No criminal charges for 42 migrants arrested after border clash

November 29, 2018
Migrants cross the river at the Mexico-U.S. border after pushing past a line of Mexican police at the Chaparral crossing in Tijuana, Mexico, (Ramon Espinosa / AP)

No criminal charges will be filed against the 42 migrants arrested during a weekend clash that culminated in U.S border agents firing tear gas into Mexico, according to a United States official.

The incident unfolded Sunday at the border between the United States and Tijuana, where thousands of caravan members, many of them asylum-seekers fleeing violence and poverty in Central America, have camped out in recent weeks. On an average day, the U.S government processes around 100 such cases, leaving many migrants waiting for months.




Frustrated by the slow-moving application process, scores of migrants marched to border over the weekend, calling on the United States to move things along. The demonstration quickly descended into chaos, with hundreds of migrants rushing past Mexican authorities and toward the border.

Several border agents were struck with rocks and other projectiles, prompting authorities to use tear gas against the migrants. The move was condemned by activists and many politicians, though President Trump has defended officers’ response.

“Here’s the bottom line: Nobody is coming into our country unless the come in legally,” Trump said, adding that they used a “very minor form” of tear gas, which is also “very safe.”

The weekend arrests included 27 men, with the rest being women and children.
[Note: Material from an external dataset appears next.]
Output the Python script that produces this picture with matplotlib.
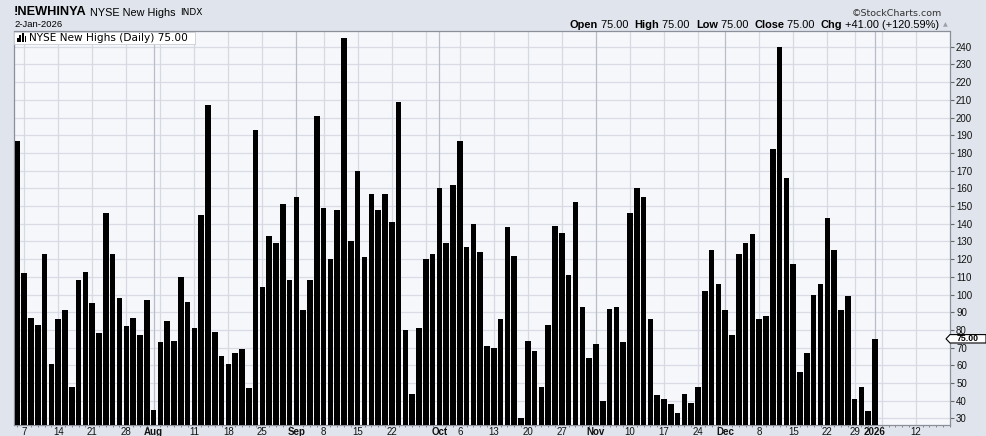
import numpy as np
import matplotlib.pyplot as plt
from matplotlib.patches import Rectangle, Polygon

# daily NYSE new highs, 3-Jul-2025 .. 2-Jan-2026 (trading days)
values = [187, 112, 87, 83, 123, 61, 86, 91, 48, 108,
          113, 95, 78, 146, 123, 98, 82, 87, 77, 97,
          35, 73, 85, 74, 110, 96, 81, 145, 207, 79,
          65, 61, 67, 69, 47, 193, 104, 133, 129, 151,
          108, 155, 91, 108, 201, 149, 120, 148, 245, 130,
          170, 121, 157, 148, 157, 141, 209, 80, 44, 81,
          120, 123, 160, 129, 162, 187, 127, 140, 124, 71,
          70, 86, 138, 122, 30, 74, 68, 48, 83, 139,
          135, 111, 152, 93, 64, 72, 40, 92, 93, 73,
          146, 160, 155, 86, 43, 41, 38, 33, 44, 39,
          48, 102, 125, 106, 91, 77, 123, 129, 134, 86,
          88, 182, 240, 166, 117, 56, 67, 100, 106, 143,
          125, 91, 99, 41, 48, 34, 75]

tick_pos = [1, 6, 11, 16, 20, 26, 31, 36, 41, 45, 50, 55, 62, 65, 70, 75,
            80, 85, 90, 95, 100, 104, 109, 114, 119, 123, 126, 132]
tick_labels = ['7', '14', '21', '28', 'Aug', '11', '18', '25', 'Sep', '8', '15',
               '22', 'Oct', '6', '13', '20', '27', 'Nov', '10', '17', '24', 'Dec',
               '8', '15', '22', '29', '2026', '12']
week_lines = [1, 6, 11, 16, 21, 26, 31, 36, 45, 50, 55, 60, 65, 70, 75, 80,
              90, 95, 100, 109, 114, 119, 123, 127, 132]
month_lines = [20, 41, 62, 85, 104, 126]
y_ticks = list(range(30, 250, 10))

W, H = 987, 436
bg = '#e0e4ec'
fig = plt.figure(figsize=(W / 100, H / 100), dpi=100, facecolor=bg)
ax = fig.add_axes([14 / W, 1 - 425 / H, (950.5 - 14) / W, (425 - 31.5) / H])
ax.set_facecolor('#f5f7fb')

x = np.arange(len(values))
ax.bar(x, values, width=0.82, color='black', zorder=3)

ax.set_xlim(-0.5, 137.1)
ax.set_ylim(26.3, 248.6)

for v in y_ticks:
    ax.axhline(v, color='#d9dce4', lw=0.9, zorder=1)
for p in week_lines:
    ax.axvline(p, color='#d6d9e1', lw=0.9, zorder=1)
for p in month_lines:
    ax.axvline(p, color='#b9bdc7', lw=0.9, zorder=1)

ax.yaxis.tick_right()
ax.set_yticks(y_ticks)
ax.set_yticklabels([str(v) for v in y_ticks], fontsize=7, family='Liberation Sans')
ax.tick_params(axis='y', length=3, pad=1, color='#666666', labelcolor='#111111')

ax.set_xticks(tick_pos)
ax.set_xticklabels(tick_labels, fontsize=7, family='Liberation Sans')
for t in ax.get_xticklabels():
    if not t.get_text().isdigit() or t.get_text() == '2026':
        t.set_fontweight('bold')
ax.tick_params(axis='x', length=0, pad=1.5, labelcolor='#111111')
ax.set_xticks(np.arange(0, 138), minor=True)
ax.tick_params(axis='x', which='minor', length=1.5, color='#777777')

for s in ax.spines.values():
    s.set_color('#8a8f99')
    s.set_linewidth(0.9)

# header
fig.text(14 / W, 1 - 12 / H, '!NEWHINYA', fontsize=9.2, fontweight='bold',
         family='Liberation Sans', va='center')
fig.text(90 / W, 1 - 12.5 / H, 'NYSE New Highs', fontsize=7.8, family='Liberation Sans', va='center')
fig.text(180 / W, 1 - 12.5 / H, 'INDX', fontsize=6.5, family='DejaVu Sans', va='center')
fig.text(14 / W, 1 - 24.5 / H, '2-Jan-2026', fontsize=6.8, family='Liberation Sans', va='center')
fig.text(942 / W, 1 - 13 / H, '\u00a9StockCharts.com', fontsize=6.8, family='DejaVu Sans',
         color='#333333', ha='right', va='center')

renderer = fig.canvas.get_renderer()
parts = [('Open', True), (' 75.00  ', False), ('High', True), (' 75.00  ', False),
         ('Low', True), (' 75.00  ', False), ('Close', True), (' 75.00  ', False),
         ('Chg', True), (' +41.00 (+120.59%)', False)]
xpos = 570
for txt, bold in parts:
    t = fig.text(xpos / W, 1 - 25 / H, txt, fontsize=7.9, family='Liberation Sans',
                 fontweight='bold' if bold else 'normal', va='center')
    xpos = t.get_window_extent(renderer).x1
fig.text((xpos + 3) / W, 1 - 25 / H, '\u25b2', fontsize=4.5, color='#9aa0aa', va='center')

# legend box
fig.patches.append(Rectangle((14 / W, 1 - 44 / H), 181 / W, 12 / H, transform=fig.transFigure,
                             facecolor='white', edgecolor='#c8ccd4', lw=0.6, zorder=5))
for i, hh in enumerate([4, 7, 9, 6]):
    fig.patches.append(Rectangle(((17 + i * 2.5) / W, 1 - 42 / H), 1.8 / W, hh / H,
                                 transform=fig.transFigure, facecolor='black', zorder=6))
fig.text(29 / W, 1 - 38 / H, 'NYSE New Highs (Daily) 75.00', fontsize=7.6,
         family='DejaVu Sans', va='center', zorder=7)

# last value marker on right axis
yv = ax.transData.transform((0, values[-1]))[1] / 100 / (H / 100)
pts = [(946 / W, yv), (950 / W, yv + 4.2 / H), (986 / W, yv + 4.2 / H),
       (986 / W, yv - 4.2 / H), (950 / W, yv - 4.2 / H)]
fig.patches.append(Polygon(pts, closed=True, transform=fig.transFigure, facecolor='white',
                           edgecolor='black', lw=0.8, zorder=8))
fig.text(968 / W, yv, '75.00', fontsize=6.3, fontweight='bold', family='Liberation Sans',
         ha='center', va='center', zorder=9)

fig.savefig('out.png', dpi=100, facecolor=bg)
Customs and Border Protection referred only two cases to the Justice Department, though charges were not filed as the suspects had medical problems that prevented them from being held in the Sand Diego detention center, a United States official, speaking on the condition of anonymity, told the Associated Press.

While they won’t face any criminal charges, the fates of the arrested migrants remain unclear. Customs and Border spokesman Ralph DeSio said many of them could still be subject to deportation.

“Depending on their country of citizenship and their case’s final disposition, the Border patrol may turn those people over to Immigration and Customs enforcement,” DeSio said.